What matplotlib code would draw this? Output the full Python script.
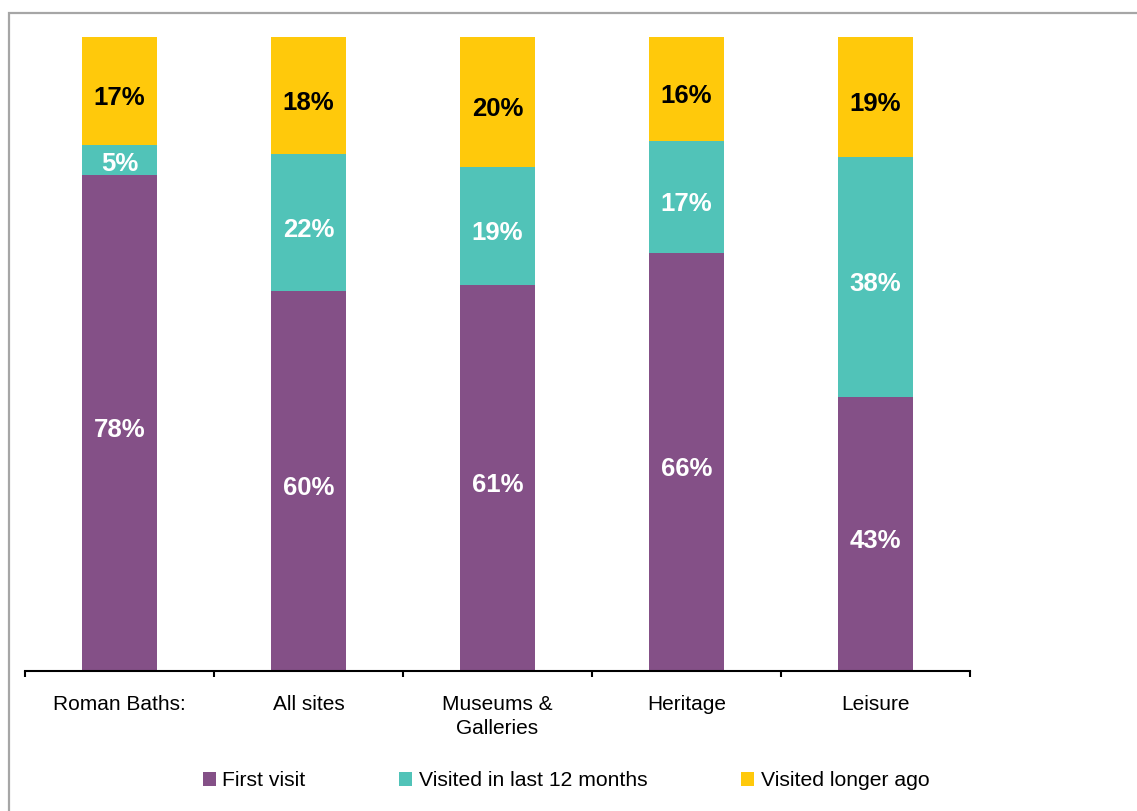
import matplotlib
matplotlib.use("Agg")
import matplotlib.pyplot as plt
from matplotlib.patches import Rectangle
import numpy as np

categories = ["Roman Baths:", "All sites", "Museums &\nGalleries", "Heritage", "Leisure"]
# segment shares (%)
first_visit = [78.2, 59.9, 60.9, 65.9, 43.2]
last_12_months = [4.7, 21.6, 18.6, 17.7, 37.9]
longer_ago = [17.1, 18.5, 20.5, 16.4, 18.9]
# printed data labels
first_visit_labels = ["78%", "60%", "61%", "66%", "43%"]
last_12_months_labels = ["5%", "22%", "19%", "17%", "38%"]
longer_ago_labels = ["17%", "18%", "20%", "16%", "19%"]
series_names = ["First visit", "Visited in last 12 months", "Visited longer ago"]
colors = ["#845087", "#51C3B8", "#FFC90B"]
label_colors = ["white", "white", "black"]

plt.rcParams['font.family'] = ['Liberation Sans', 'DejaVu Sans']

W, H = 1137, 811
fig = plt.figure(figsize=(W / 100, H / 100), dpi=100)

# outer gray frame (cropped at right/bottom)
fig.patches.append(Rectangle((9 / W, -0.1), 1.2, (H - 13) / H + 0.1,
                             transform=fig.transFigure, fill=False,
                             edgecolor="#A6A6A6", linewidth=1.6))

ax = fig.add_axes([25 / W, (H - 671) / H, (970 - 25) / W, (671 - 37) / H])

series = [first_visit, last_12_months, longer_ago]
labels = [first_visit_labels, last_12_months_labels, longer_ago_labels]
x = np.arange(len(categories))
bottom = np.zeros(len(categories))
for vals, labs, name, col, lc in zip(series, labels, series_names, colors, label_colors):
    h = np.array(vals)
    ax.bar(x, h, width=0.4, bottom=bottom, color=col, label=name, zorder=2)
    for xi, bi, hi, lab in zip(x, bottom, h, labs):
        dy = -5.0 if hi > 8 else -2.5
        ax.annotate(lab, (xi, bi + hi / 2), xytext=(0, dy), textcoords="offset points",
                    ha="center", va="center", color=lc, fontsize=18.5, fontweight="bold")
    bottom = bottom + h

ax.set_xlim(-0.5, len(categories) - 0.5)
ax.set_ylim(0, 100)
for s in ["top", "right", "left"]:
    ax.spines[s].set_visible(False)
ax.spines["bottom"].set_linewidth(1.5)
ax.spines["bottom"].set_color("black")
ax.set_yticks([])
ax.set_xticks(x)
ax.set_xticklabels(categories, fontsize=15, linespacing=1.3)
ax.tick_params(axis="x", which="major", length=0, pad=17.5)
ax.set_xticks(np.arange(-0.5, len(categories), 1.0), minor=True)
ax.tick_params(axis="x", which="minor", length=4, width=1.5, direction="out")

leg = fig.legend(loc="center", bbox_to_anchor=(566 / W, (H - 781) / H), ncol=3,
                 frameon=False, fontsize=15.2, handlelength=0.62, handleheight=0.62,
                 handletextpad=0.3, columnspacing=4.45, borderpad=0)

fig.savefig("out.png", dpi=100)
=-=-=-=-=
What you need to do:
Using the material above, return every line exactly as it appears, minus the pictures.

Answer to this problem:
What matplotlib code would draw this? Output the full Python script.
import matplotlib
matplotlib.use("Agg")
import matplotlib.pyplot as plt
from matplotlib.patches import Rectangle
import numpy as np

categories = ["Roman Baths:", "All sites", "Museums &\nGalleries", "Heritage", "Leisure"]
# segment shares (%)
first_visit = [78.2, 59.9, 60.9, 65.9, 43.2]
last_12_months = [4.7, 21.6, 18.6, 17.7, 37.9]
longer_ago = [17.1, 18.5, 20.5, 16.4, 18.9]
# printed data labels
first_visit_labels = ["78%", "60%", "61%", "66%", "43%"]
last_12_months_labels = ["5%", "22%", "19%", "17%", "38%"]
longer_ago_labels = ["17%", "18%", "20%", "16%", "19%"]
series_names = ["First visit", "Visited in last 12 months", "Visited longer ago"]
colors = ["#845087", "#51C3B8", "#FFC90B"]
label_colors = ["white", "white", "black"]

plt.rcParams['font.family'] = ['Liberation Sans', 'DejaVu Sans']

W, H = 1137, 811
fig = plt.figure(figsize=(W / 100, H / 100), dpi=100)

# outer gray frame (cropped at right/bottom)
fig.patches.append(Rectangle((9 / W, -0.1), 1.2, (H - 13) / H + 0.1,
                             transform=fig.transFigure, fill=False,
                             edgecolor="#A6A6A6", linewidth=1.6))

ax = fig.add_axes([25 / W, (H - 671) / H, (970 - 25) / W, (671 - 37) / H])

series = [first_visit, last_12_months, longer_ago]
labels = [first_visit_labels, last_12_months_labels, longer_ago_labels]
x = np.arange(len(categories))
bottom = np.zeros(len(categories))
for vals, labs, name, col, lc in zip(series, labels, series_names, colors, label_colors):
    h = np.array(vals)
    ax.bar(x, h, width=0.4, bottom=bottom, color=col, label=name, zorder=2)
    for xi, bi, hi, lab in zip(x, bottom, h, labs):
        dy = -5.0 if hi > 8 else -2.5
        ax.annotate(lab, (xi, bi + hi / 2), xytext=(0, dy), textcoords="offset points",
                    ha="center", va="center", color=lc, fontsize=18.5, fontweight="bold")
    bottom = bottom + h

ax.set_xlim(-0.5, len(categories) - 0.5)
ax.set_ylim(0, 100)
for s in ["top", "right", "left"]:
    ax.spines[s].set_visible(False)
ax.spines["bottom"].set_linewidth(1.5)
ax.spines["bottom"].set_color("black")
ax.set_yticks([])
ax.set_xticks(x)
ax.set_xticklabels(categories, fontsize=15, linespacing=1.3)
ax.tick_params(axis="x", which="major", length=0, pad=17.5)
ax.set_xticks(np.arange(-0.5, len(categories), 1.0), minor=True)
ax.tick_params(axis="x", which="minor", length=4, width=1.5, direction="out")

leg = fig.legend(loc="center", bbox_to_anchor=(566 / W, (H - 781) / H), ncol=3,
                 frameon=False, fontsize=15.2, handlelength=0.62, handleheight=0.62,
                 handletextpad=0.3, columnspacing=4.45, borderpad=0)

fig.savefig("out.png", dpi=100)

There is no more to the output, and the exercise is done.